-- Work required --
Skip every picture, and extract verbatim the lines from the line containing "Emit a Python" to the line containing "yoy_eq = [2.40, 5.95, 7.54, 2.49, 3.00]", both lines included.

-- Material provided --
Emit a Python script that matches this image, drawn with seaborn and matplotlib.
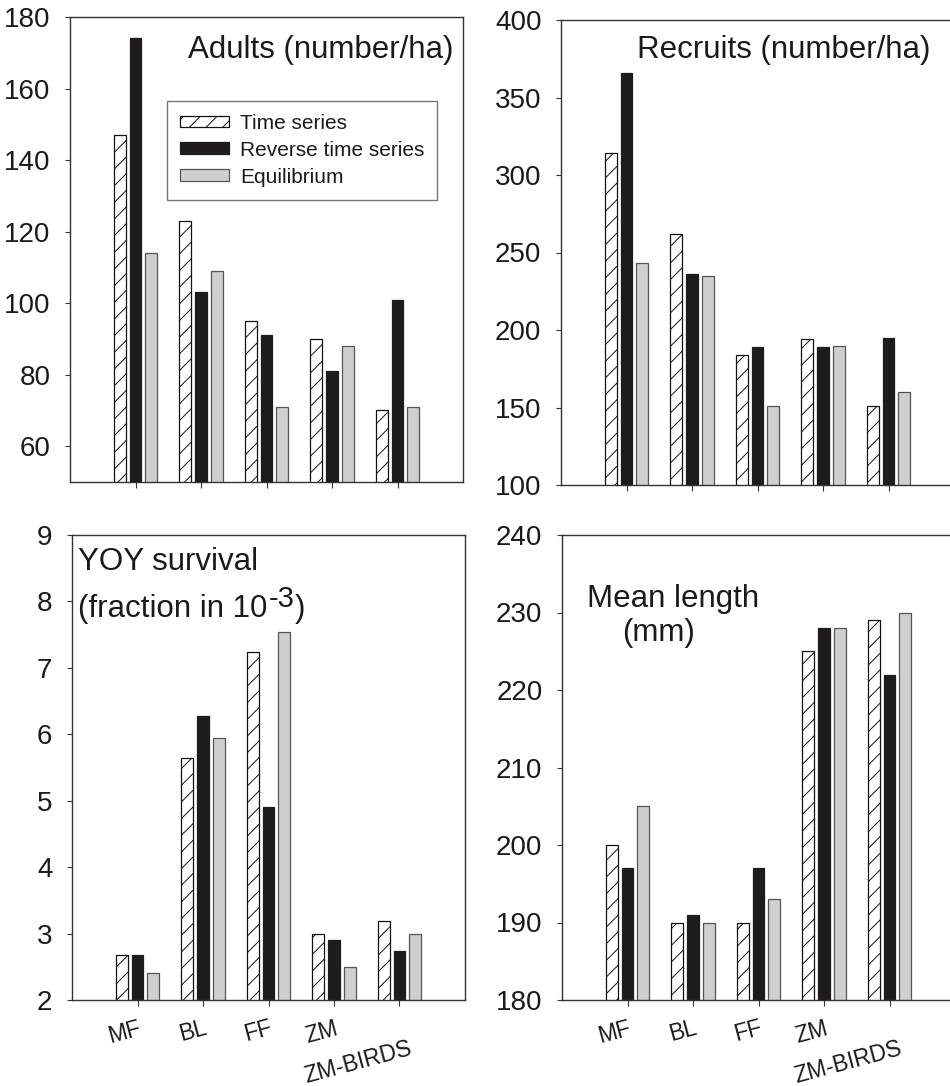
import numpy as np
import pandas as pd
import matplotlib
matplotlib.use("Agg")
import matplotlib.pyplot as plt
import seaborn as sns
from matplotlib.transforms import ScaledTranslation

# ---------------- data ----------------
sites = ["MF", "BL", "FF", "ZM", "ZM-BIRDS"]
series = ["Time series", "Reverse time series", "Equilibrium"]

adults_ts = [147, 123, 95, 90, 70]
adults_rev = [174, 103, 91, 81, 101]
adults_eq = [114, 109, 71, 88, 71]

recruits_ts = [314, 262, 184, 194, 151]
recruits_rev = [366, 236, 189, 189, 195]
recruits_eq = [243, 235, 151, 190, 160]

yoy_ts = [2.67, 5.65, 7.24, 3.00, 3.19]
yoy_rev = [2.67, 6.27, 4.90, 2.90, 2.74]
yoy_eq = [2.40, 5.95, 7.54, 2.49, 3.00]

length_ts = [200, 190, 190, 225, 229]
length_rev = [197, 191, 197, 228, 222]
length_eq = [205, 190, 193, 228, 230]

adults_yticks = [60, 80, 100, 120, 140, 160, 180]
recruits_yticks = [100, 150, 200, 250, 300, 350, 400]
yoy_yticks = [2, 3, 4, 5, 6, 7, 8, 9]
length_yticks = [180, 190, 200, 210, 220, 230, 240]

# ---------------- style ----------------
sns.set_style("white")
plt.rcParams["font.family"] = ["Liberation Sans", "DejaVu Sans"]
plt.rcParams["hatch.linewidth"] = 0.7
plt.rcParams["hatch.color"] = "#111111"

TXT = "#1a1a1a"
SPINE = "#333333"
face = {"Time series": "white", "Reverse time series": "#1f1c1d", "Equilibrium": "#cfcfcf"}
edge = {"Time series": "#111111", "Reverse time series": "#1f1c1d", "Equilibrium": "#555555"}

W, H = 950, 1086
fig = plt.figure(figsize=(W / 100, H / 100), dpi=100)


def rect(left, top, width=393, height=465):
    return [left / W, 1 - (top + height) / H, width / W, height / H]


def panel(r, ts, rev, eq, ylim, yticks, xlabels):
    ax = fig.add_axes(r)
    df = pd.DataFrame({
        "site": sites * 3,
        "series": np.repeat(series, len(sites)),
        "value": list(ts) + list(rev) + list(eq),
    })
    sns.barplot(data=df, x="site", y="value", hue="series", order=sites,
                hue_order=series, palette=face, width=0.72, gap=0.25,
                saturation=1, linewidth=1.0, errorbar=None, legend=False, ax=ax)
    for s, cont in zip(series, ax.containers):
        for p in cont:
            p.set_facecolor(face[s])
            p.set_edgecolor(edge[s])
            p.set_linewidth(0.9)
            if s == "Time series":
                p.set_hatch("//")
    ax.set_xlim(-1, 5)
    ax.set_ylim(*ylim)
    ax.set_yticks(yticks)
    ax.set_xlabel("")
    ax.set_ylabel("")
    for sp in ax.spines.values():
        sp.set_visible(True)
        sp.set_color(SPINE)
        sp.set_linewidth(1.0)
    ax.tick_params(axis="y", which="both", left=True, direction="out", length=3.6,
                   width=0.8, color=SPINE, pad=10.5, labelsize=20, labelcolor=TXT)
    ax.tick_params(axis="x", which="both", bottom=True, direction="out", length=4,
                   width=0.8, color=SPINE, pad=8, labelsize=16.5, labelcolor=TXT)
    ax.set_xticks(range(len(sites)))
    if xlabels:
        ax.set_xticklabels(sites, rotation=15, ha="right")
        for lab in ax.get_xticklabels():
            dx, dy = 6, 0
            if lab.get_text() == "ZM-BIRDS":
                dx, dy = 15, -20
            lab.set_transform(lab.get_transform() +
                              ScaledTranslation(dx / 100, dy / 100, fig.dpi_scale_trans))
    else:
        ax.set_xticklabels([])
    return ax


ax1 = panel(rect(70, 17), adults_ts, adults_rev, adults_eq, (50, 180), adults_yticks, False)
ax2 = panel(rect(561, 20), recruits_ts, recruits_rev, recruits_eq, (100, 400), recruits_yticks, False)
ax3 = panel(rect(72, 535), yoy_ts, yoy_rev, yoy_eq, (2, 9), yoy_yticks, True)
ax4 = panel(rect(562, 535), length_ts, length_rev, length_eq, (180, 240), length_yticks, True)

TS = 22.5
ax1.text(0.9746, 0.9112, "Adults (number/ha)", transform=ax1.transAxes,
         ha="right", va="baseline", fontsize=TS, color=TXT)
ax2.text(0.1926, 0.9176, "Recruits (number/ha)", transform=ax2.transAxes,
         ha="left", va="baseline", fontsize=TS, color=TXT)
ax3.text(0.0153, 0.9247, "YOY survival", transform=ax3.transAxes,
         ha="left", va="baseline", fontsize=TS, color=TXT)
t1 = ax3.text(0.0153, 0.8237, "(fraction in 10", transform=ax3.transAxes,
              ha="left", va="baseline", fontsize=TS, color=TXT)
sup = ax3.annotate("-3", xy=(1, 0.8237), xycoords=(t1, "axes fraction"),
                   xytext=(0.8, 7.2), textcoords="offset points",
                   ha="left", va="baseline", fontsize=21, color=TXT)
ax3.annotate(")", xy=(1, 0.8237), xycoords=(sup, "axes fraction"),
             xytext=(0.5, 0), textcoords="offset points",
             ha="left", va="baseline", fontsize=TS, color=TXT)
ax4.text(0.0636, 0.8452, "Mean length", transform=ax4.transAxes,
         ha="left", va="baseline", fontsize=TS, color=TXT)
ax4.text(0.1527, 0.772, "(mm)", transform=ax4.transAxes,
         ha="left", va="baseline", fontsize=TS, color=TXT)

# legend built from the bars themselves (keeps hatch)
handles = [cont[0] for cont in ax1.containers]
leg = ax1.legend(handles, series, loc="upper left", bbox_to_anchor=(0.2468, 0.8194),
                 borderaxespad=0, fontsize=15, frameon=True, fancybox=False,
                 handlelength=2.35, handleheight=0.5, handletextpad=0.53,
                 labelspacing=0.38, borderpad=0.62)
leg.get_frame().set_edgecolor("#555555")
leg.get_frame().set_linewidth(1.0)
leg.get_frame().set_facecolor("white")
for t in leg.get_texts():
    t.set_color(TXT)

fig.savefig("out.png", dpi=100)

---

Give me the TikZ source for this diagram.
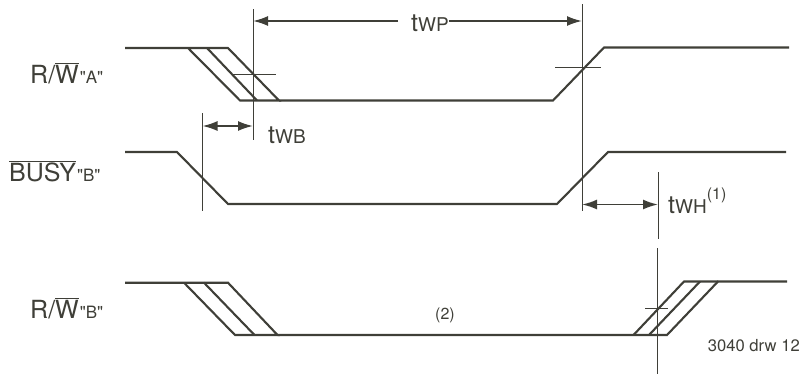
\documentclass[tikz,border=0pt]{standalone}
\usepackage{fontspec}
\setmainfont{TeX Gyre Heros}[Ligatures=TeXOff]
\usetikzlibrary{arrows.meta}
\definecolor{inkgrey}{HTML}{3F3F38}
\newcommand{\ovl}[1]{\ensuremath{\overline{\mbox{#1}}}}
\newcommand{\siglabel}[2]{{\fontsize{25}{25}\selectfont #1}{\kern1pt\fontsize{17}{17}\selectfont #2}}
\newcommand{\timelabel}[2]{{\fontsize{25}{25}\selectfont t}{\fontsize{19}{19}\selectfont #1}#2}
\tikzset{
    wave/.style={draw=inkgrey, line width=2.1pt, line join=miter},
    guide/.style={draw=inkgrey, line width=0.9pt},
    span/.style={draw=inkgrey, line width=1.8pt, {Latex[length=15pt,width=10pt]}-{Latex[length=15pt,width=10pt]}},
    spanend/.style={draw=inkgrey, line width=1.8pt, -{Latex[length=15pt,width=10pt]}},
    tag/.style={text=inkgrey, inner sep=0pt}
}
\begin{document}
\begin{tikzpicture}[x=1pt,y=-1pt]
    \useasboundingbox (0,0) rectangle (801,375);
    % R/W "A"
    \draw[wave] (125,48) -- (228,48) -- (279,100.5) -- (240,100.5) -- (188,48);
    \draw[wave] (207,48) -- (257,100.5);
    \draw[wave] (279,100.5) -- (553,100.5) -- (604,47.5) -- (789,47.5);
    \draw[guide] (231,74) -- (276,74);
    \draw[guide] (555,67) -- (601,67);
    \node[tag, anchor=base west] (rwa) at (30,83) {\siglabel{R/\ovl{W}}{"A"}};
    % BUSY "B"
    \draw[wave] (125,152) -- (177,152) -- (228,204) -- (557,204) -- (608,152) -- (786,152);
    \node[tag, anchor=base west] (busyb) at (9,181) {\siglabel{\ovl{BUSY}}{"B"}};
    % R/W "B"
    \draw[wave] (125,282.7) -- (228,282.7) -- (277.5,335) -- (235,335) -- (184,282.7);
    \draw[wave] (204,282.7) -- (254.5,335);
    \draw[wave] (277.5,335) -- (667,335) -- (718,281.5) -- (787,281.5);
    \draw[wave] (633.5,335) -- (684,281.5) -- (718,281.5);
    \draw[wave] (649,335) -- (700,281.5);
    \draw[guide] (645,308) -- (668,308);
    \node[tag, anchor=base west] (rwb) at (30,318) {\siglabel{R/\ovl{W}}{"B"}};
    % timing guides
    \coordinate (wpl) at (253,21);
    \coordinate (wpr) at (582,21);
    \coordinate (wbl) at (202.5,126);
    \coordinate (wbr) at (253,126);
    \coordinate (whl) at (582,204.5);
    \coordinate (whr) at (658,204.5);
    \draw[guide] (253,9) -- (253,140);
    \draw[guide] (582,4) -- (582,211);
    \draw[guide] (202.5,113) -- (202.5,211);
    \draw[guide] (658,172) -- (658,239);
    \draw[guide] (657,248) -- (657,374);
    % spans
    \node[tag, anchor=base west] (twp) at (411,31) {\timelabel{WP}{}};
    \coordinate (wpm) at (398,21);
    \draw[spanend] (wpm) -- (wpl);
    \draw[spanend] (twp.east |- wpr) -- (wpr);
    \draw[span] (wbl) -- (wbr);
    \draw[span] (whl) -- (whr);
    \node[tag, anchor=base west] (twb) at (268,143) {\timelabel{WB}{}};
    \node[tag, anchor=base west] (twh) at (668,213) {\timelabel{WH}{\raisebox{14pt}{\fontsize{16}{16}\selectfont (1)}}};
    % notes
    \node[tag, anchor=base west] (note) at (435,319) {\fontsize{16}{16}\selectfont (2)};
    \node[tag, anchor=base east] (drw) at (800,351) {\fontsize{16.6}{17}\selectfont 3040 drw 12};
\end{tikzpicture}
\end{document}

-- Task output --
Emit a Python script that matches this image, drawn with seaborn and matplotlib.
import numpy as np
import pandas as pd
import matplotlib
matplotlib.use("Agg")
import matplotlib.pyplot as plt
import seaborn as sns
from matplotlib.transforms import ScaledTranslation

# ---------------- data ----------------
sites = ["MF", "BL", "FF", "ZM", "ZM-BIRDS"]
series = ["Time series", "Reverse time series", "Equilibrium"]

adults_ts = [147, 123, 95, 90, 70]
adults_rev = [174, 103, 91, 81, 101]
adults_eq = [114, 109, 71, 88, 71]

recruits_ts = [314, 262, 184, 194, 151]
recruits_rev = [366, 236, 189, 189, 195]
recruits_eq = [243, 235, 151, 190, 160]

yoy_ts = [2.67, 5.65, 7.24, 3.00, 3.19]
yoy_rev = [2.67, 6.27, 4.90, 2.90, 2.74]
yoy_eq = [2.40, 5.95, 7.54, 2.49, 3.00]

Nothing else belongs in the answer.